Twelve years ago (August 27, 2012), in my weekly column in El Siglo, I raised the issue of the need for a fifth ballot in the 2014 elections.

It was not the first, nor the last time I did so. Already since 1992, following the referendum on reforms to the militarist constitution, held during the Endara government, I raised the need, then, for a third ballot next to those of the YES and NO, in which citizens could say whether or not we wanted a new constitution through a constituent assembly process.

For the 2004 elections, the need for a fifth ballot had also been raised. More than 200,000 signatures were collected, and all the aspirants to the presidential chair at that time declared themselves in favor of the initiative coordinated by the late Father Nestor Jaén. The magistrate of the Electoral Tribunal, Eduardo Valdes E., repudiated the initiative and argued that it was too late and that “there was no paper.”

For the last elections, the Movimiento Constituyente YA (Cristobal Silva) and the Movimiento de Ciudadanos Unidos por la Constituyente (CUCO), accompanied by other citizens, presented, through the office of citizen initiative, a draft bill to include the fifth ballot, which was also done at the time by the then deputy José Isabel Blandón Figueroa (2009-2014.)

The civic organizations and political parties were dismissive, negative and non-responsive. This, far from discouraging the members of the groups supporting a constituent assembly, committed us to insist on it, given the continuous and growing deterioration of the situation. The opposition to a fifth ballot has not ceased to find a fierce enemy in the managers of the Electoral Tribunal and in their partners promoting the cosmetic status quo of a misnamed “parallel constituent assembly.”

Today, more than ever before, it is mandatory to find a political solution through a constituent assembly. Not to do so is to go to the slaughterhouse of fraud.

We have insistently pointed this out:

For four decades we have postulated the need for a CONSTITUENT ASSEMBLY, a democratic, participatory and peaceful process, which is the solution and alternative that we must promote more and more every day in order to achieve a true updating of our social formation.

Such a new social contract has never been looked upon favorably by those in and behind power. Neither those of yesterday, nor those of today.
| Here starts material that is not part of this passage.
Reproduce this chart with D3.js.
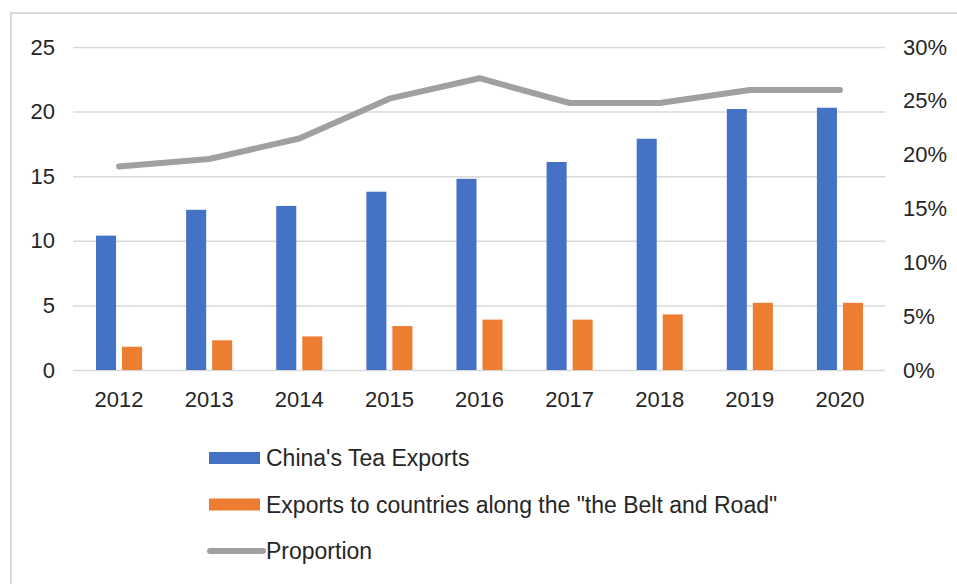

But this, far from intimidating us, should motivate us to seek and reach ways to open a constituent process in our Panama.

A group of citizens has recently retaken the initiative of the national consultation by means of the fifth ballot on the convenience of a constituent assembly, which we consider opportune. However, we call attention to the presence of declared enemies of the constituent assembly among the petitioners who, in addition, have addressed the Electoral Tribunal. The magistrates see citizen participation, popular consultation and the drive for a constituent assembly as their bitter enemies.

In view of the emerging electoral situation, we must raise the demand for the inclusion of a fifth ballot in the elections of 2024, in which the citizens are asked:

DO YOU AGREEING WITH THE CONVENING OF A NATIONAL CONSTITUTIONAL ASSEMBLY NO LATER THAN THREE MONTHS AFTER THE INAUGURATION OF THE NEW GOVERNMENT? YES OR NO.